Somalia's coastline on the Gulf of Aden and the Indian Ocean features several major ports critical for trade, humanitarian aid, and local economies, often shaped by the country's complex political landscape.

===Port of Mogadishu===
The Port of Mogadishu is the official seaport of Somalia's capital and the largest harbor in the country. Located on the southeastern coast, it handles approximately 80% of the nation's containerized cargo. The port is operated under a public-private partnership by the Turkish Albayrak Group on behalf of the Somali Port Authority and underwent a significant $80 million modernization project to expand its capacity.

===Port of Berbera===
The Port of Berbera is a strategic deep-water port on the northern coast of the Gulf of Aden.
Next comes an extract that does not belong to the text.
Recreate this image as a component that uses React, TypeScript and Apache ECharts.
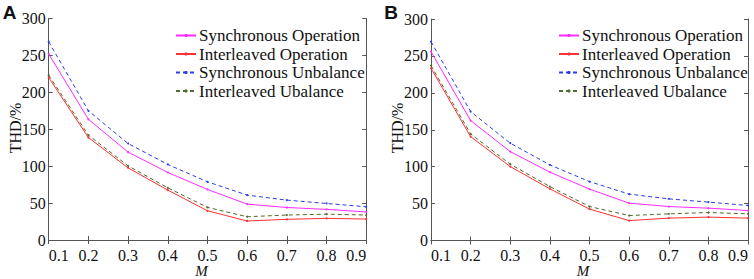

Operated by the Emirati global logistics company DP World under an agreement with the government of Somaliland, it serves as a key gateway for landlocked Ethiopia. A major expansion, including a new container terminal, has tripled its capacity to 500,000 twenty-foot equivalent units (TEUs) and is central to the adjacent Berbera Economic Zone (BEZ).

===Port of Bossaso (Bender Qaasim)===
Port of Bossaso, also known as Bender Qaasim, is the major seaport for the Puntland region on the southern Gulf of Aden. Managed by P&O Ports (DP World) under a 30-year concession, it has undergone significant dredging and quay extension. Historically a center for livestock exports to the Arabian Peninsula, the port has been developed into a modern multi-purpose logistics hub.

===Port of Kismayo===
The Port of Kismayo is a major class port on the southern coast, serving the Jubaland region. Managed by the Kismayo Port Company (KPC) under a concession, it handles container, bulk, and general cargo. Originally built in the 1960s to export agricultural products, it now offers integrated logistics and container freight station services to support regional trade.

===Port of Las Qoray===
Las Qoray is a historic port on the Gulf of Aden in the contested Sanaag region. A former capital of the Warsangali Sultanate, it was once known for its tuna canning factory. Currently administered by Puntland but claimed by Somaliland, the port is classified as a jetty and has been the subject of redevelopment plans aimed at reviving its local economy.

===Port of Merca===
The Port of Merca, located about 70 kilometers southwest of Mogadishu on the Indian Ocean, is a jetty-class port. Developed under Italian colonial rule as a primary export point for bananas, it was historically known as "Porto bananiero." Its infrastructure was heavily damaged during the civil war, and it now primarily serves small fishing vessels and very limited local trade.

==Biodiversity==
Coastal Somalia is rich in biodiversity; its ecosystem is known as the "Somali Current Large Marine Ecosystem". Sixty-three species of corals belonging to 27 genera are found near the Bajuni archipelago. Small cetaceans, dolphins (common dolphins, spinner dolphins, spotted dolphins, humpback dolphins, bottlenose dolphins, etc.), turtles (loggerhead, hawksbill, olive ridley, leatherback, green, etc.), six species of mangrove (mainly Avicennia marina), and seagrasses (mainly Thalassodendron ciliatum) are also found there.